**Your task**
No images are to be carried over; print all other material exactly as it stands.

**Dataset extract**
┌──

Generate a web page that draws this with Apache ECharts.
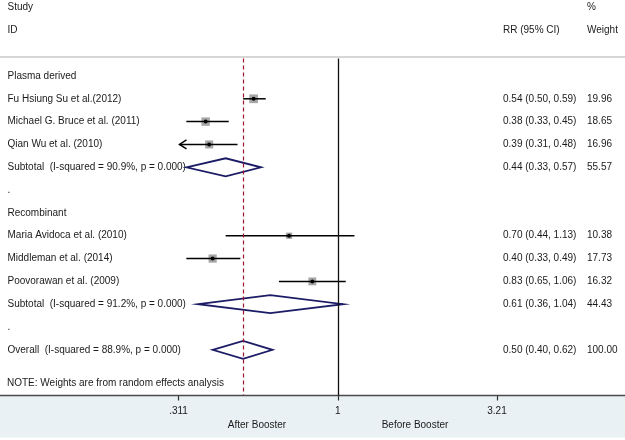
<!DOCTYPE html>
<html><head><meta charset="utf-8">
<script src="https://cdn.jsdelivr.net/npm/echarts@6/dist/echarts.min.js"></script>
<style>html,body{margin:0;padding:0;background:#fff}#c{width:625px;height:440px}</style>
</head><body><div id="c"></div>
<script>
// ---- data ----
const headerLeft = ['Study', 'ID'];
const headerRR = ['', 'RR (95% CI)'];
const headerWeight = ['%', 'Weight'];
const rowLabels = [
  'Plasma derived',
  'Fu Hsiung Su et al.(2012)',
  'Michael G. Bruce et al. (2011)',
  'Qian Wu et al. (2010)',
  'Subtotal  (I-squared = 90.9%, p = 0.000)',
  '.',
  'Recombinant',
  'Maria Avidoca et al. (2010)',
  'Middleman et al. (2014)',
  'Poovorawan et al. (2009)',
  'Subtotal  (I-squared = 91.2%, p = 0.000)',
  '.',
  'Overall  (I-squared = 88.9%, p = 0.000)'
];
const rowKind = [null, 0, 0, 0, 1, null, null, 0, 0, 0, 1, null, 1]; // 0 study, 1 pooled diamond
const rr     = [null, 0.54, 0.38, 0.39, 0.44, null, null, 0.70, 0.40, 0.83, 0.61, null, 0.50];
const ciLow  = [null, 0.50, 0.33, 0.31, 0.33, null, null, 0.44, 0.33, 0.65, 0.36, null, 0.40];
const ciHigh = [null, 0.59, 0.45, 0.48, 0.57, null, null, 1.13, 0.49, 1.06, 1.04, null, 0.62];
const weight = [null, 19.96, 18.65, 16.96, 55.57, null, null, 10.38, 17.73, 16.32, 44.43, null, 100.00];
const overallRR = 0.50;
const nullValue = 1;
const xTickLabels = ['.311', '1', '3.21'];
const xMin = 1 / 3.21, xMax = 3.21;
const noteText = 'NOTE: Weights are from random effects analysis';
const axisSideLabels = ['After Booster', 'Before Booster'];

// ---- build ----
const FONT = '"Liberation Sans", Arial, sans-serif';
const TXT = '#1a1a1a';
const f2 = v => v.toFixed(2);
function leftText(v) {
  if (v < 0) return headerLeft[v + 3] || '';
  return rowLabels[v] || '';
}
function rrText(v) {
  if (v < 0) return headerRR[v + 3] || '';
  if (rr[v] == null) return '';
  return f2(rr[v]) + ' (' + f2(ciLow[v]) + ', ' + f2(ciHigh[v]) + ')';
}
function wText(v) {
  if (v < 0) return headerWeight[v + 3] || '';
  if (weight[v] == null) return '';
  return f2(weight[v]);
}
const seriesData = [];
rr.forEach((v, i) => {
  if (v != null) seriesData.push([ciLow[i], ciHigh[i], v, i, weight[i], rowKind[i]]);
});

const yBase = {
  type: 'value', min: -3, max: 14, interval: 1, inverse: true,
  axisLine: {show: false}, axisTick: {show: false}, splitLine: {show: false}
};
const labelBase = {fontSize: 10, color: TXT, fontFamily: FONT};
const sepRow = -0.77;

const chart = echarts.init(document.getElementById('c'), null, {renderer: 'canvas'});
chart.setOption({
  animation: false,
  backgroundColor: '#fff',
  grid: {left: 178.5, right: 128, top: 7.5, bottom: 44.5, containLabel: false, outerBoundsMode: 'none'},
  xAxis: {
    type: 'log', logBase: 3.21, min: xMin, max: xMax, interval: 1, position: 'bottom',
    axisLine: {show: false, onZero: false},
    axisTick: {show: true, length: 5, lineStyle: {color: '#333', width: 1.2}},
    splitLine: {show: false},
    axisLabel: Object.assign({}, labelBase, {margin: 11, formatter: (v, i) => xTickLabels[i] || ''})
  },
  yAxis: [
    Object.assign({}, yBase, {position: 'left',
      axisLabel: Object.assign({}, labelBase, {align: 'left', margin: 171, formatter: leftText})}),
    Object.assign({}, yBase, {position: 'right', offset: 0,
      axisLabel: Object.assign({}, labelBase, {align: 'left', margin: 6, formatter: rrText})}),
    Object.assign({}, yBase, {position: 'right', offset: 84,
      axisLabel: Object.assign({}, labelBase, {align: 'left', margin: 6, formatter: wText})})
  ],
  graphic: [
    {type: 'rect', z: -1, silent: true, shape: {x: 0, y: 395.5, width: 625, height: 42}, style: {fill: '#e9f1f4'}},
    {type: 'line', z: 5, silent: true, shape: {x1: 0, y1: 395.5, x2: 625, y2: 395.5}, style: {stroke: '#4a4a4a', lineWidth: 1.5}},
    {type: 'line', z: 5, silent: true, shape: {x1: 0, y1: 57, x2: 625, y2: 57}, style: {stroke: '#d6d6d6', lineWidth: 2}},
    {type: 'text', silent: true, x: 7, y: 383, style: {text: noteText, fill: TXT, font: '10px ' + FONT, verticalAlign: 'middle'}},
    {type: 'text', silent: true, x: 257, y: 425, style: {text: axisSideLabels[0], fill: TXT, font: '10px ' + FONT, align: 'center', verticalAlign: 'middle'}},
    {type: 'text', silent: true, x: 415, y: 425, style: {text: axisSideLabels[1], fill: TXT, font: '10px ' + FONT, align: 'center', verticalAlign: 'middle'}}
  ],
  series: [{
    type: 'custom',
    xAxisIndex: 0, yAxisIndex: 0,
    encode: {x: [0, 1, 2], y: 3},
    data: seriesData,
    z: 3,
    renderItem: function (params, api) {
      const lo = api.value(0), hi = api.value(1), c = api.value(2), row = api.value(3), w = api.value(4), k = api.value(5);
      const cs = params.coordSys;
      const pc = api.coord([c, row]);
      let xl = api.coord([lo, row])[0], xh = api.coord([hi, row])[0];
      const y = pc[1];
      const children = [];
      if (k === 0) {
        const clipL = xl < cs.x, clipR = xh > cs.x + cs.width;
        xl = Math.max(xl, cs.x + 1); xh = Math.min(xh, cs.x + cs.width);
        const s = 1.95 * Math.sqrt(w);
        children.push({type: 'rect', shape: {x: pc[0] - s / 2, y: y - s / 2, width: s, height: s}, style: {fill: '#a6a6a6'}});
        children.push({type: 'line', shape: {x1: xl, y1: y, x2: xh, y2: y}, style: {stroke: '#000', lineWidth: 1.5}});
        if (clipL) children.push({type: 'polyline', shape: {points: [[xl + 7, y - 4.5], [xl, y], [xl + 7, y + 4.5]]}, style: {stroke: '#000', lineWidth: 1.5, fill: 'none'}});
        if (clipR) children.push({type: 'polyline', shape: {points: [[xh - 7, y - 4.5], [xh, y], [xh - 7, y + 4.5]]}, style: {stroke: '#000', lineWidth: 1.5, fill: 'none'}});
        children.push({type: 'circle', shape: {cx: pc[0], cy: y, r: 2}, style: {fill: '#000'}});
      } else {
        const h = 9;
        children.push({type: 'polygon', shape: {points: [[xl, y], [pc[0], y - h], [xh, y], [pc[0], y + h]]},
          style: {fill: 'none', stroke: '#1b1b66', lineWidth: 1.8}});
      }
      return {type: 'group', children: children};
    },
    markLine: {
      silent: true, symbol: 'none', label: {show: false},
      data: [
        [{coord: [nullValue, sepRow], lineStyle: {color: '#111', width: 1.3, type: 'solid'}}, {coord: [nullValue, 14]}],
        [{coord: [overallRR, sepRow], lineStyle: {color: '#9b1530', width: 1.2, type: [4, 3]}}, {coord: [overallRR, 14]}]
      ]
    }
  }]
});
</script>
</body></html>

└──

**Final result**
Generate a web page that draws this with Apache ECharts.
<!DOCTYPE html>
<html><head><meta charset="utf-8">
<script src="https://cdn.jsdelivr.net/npm/echarts@6/dist/echarts.min.js"></script>
<style>html,body{margin:0;padding:0;background:#fff}#c{width:625px;height:440px}</style>
</head><body><div id="c"></div>
<script>
// ---- data ----
const headerLeft = ['Study', 'ID'];
const headerRR = ['', 'RR (95% CI)'];
const headerWeight = ['%', 'Weight'];
const rowLabels = [
  'Plasma derived',
  'Fu Hsiung Su et al.(2012)',
  'Michael G. Bruce et al. (2011)',
  'Qian Wu et al. (2010)',
  'Subtotal  (I-squared = 90.9%, p = 0.000)',
  '.',
  'Recombinant',
  'Maria Avidoca et al. (2010)',
  'Middleman et al. (2014)',
  'Poovorawan et al. (2009)',
  'Subtotal  (I-squared = 91.2%, p = 0.000)',
  '.',
  'Overall  (I-squared = 88.9%, p = 0.000)'
];
const rowKind = [null, 0, 0, 0, 1, null, null, 0, 0, 0, 1, null, 1]; // 0 study, 1 pooled diamond
const rr     = [null, 0.54, 0.38, 0.39, 0.44, null, null, 0.70, 0.40, 0.83, 0.61, null, 0.50];
const ciLow  = [null, 0.50, 0.33, 0.31, 0.33, null, null, 0.44, 0.33, 0.65, 0.36, null, 0.40];
const ciHigh = [null, 0.59, 0.45, 0.48, 0.57, null, null, 1.13, 0.49, 1.06, 1.04, null, 0.62];
const weight = [null, 19.96, 18.65, 16.96, 55.57, null, null, 10.38, 17.73, 16.32, 44.43, null, 100.00];
const overallRR = 0.50;
const nullValue = 1;
const xTickLabels = ['.311', '1', '3.21'];
const xMin = 1 / 3.21, xMax = 3.21;
const noteText = 'NOTE: Weights are from random effects analysis';
const axisSideLabels = ['After Booster', 'Before Booster'];

// ---- build ----
const FONT = '"Liberation Sans", Arial, sans-serif';
const TXT = '#1a1a1a';
const f2 = v => v.toFixed(2);
function leftText(v) {
  if (v < 0) return headerLeft[v + 3] || '';
  return rowLabels[v] || '';
}
function rrText(v) {
  if (v < 0) return headerRR[v + 3] || '';
  if (rr[v] == null) return '';
  return f2(rr[v]) + ' (' + f2(ciLow[v]) + ', ' + f2(ciHigh[v]) + ')';
}
function wText(v) {
  if (v < 0) return headerWeight[v + 3] || '';
  if (weight[v] == null) return '';
  return f2(weight[v]);
}
const seriesData = [];
rr.forEach((v, i) => {
  if (v != null) seriesData.push([ciLow[i], ciHigh[i], v, i, weight[i], rowKind[i]]);
});

const yBase = {
  type: 'value', min: -3, max: 14, interval: 1, inverse: true,
  axisLine: {show: false}, axisTick: {show: false}, splitLine: {show: false}
};
const labelBase = {fontSize: 10, color: TXT, fontFamily: FONT};
const sepRow = -0.77;

const chart = echarts.init(document.getElementById('c'), null, {renderer: 'canvas'});
chart.setOption({
  animation: false,
  backgroundColor: '#fff',
  grid: {left: 178.5, right: 128, top: 7.5, bottom: 44.5, containLabel: false, outerBoundsMode: 'none'},
  xAxis: {
    type: 'log', logBase: 3.21, min: xMin, max: xMax, interval: 1, position: 'bottom',
    axisLine: {show: false, onZero: false},
    axisTick: {show: true, length: 5, lineStyle: {color: '#333', width: 1.2}},
    splitLine: {show: false},
    axisLabel: Object.assign({}, labelBase, {margin: 11, formatter: (v, i) => xTickLabels[i] || ''})
  },
  yAxis: [
    Object.assign({}, yBase, {position: 'left',
      axisLabel: Object.assign({}, labelBase, {align: 'left', margin: 171, formatter: leftText})}),
    Object.assign({}, yBase, {position: 'right', offset: 0,
      axisLabel: Object.assign({}, labelBase, {align: 'left', margin: 6, formatter: rrText})}),
    Object.assign({}, yBase, {position: 'right', offset: 84,
      axisLabel: Object.assign({}, labelBase, {align: 'left', margin: 6, formatter: wText})})
  ],
  graphic: [
    {type: 'rect', z: -1, silent: true, shape: {x: 0, y: 395.5, width: 625, height: 42}, style: {fill: '#e9f1f4'}},
    {type: 'line', z: 5, silent: true, shape: {x1: 0, y1: 395.5, x2: 625, y2: 395.5}, style: {stroke: '#4a4a4a', lineWidth: 1.5}},
    {type: 'line', z: 5, silent: true, shape: {x1: 0, y1: 57, x2: 625, y2: 57}, style: {stroke: '#d6d6d6', lineWidth: 2}},
    {type: 'text', silent: true, x: 7, y: 383, style: {text: noteText, fill: TXT, font: '10px ' + FONT, verticalAlign: 'middle'}},
    {type: 'text', silent: true, x: 257, y: 425, style: {text: axisSideLabels[0], fill: TXT, font: '10px ' + FONT, align: 'center', verticalAlign: 'middle'}},
    {type: 'text', silent: true, x: 415, y: 425, style: {text: axisSideLabels[1], fill: TXT, font: '10px ' + FONT, align: 'center', verticalAlign: 'middle'}}
  ],
  series: [{
    type: 'custom',
    xAxisIndex: 0, yAxisIndex: 0,
    encode: {x: [0, 1, 2], y: 3},
    data: seriesData,
    z: 3,
    renderItem: function (params, api) {
      const lo = api.value(0), hi = api.value(1), c = api.value(2), row = api.value(3), w = api.value(4), k = api.value(5);
      const cs = params.coordSys;
      const pc = api.coord([c, row]);
      let xl = api.coord([lo, row])[0], xh = api.coord([hi, row])[0];
      const y = pc[1];
      const children = [];
      if (k === 0) {
        const clipL = xl < cs.x, clipR = xh > cs.x + cs.width;
        xl = Math.max(xl, cs.x + 1); xh = Math.min(xh, cs.x + cs.width);
        const s = 1.95 * Math.sqrt(w);
        children.push({type: 'rect', shape: {x: pc[0] - s / 2, y: y - s / 2, width: s, height: s}, style: {fill: '#a6a6a6'}});
        children.push({type: 'line', shape: {x1: xl, y1: y, x2: xh, y2: y}, style: {stroke: '#000', lineWidth: 1.5}});
        if (clipL) children.push({type: 'polyline', shape: {points: [[xl + 7, y - 4.5], [xl, y], [xl + 7, y + 4.5]]}, style: {stroke: '#000', lineWidth: 1.5, fill: 'none'}});
        if (clipR) children.push({type: 'polyline', shape: {points: [[xh - 7, y - 4.5], [xh, y], [xh - 7, y + 4.5]]}, style: {stroke: '#000', lineWidth: 1.5, fill: 'none'}});
        children.push({type: 'circle', shape: {cx: pc[0], cy: y, r: 2}, style: {fill: '#000'}});
      } else {
        const h = 9;
        children.push({type: 'polygon', shape: {points: [[xl, y], [pc[0], y - h], [xh, y], [pc[0], y + h]]},
          style: {fill: 'none', stroke: '#1b1b66', lineWidth: 1.8}});
      }
      return {type: 'group', children: children};
    },
    markLine: {
      silent: true, symbol: 'none', label: {show: false},
      data: [
        [{coord: [nullValue, sepRow], lineStyle: {color: '#111', width: 1.3, type: 'solid'}}, {coord: [nullValue, 14]}],
        [{coord: [overallRR, sepRow], lineStyle: {color: '#9b1530', width: 1.2, type: [4, 3]}}, {coord: [overallRR, 14]}]
      ]
    }
  }]
});
</script>
</body></html>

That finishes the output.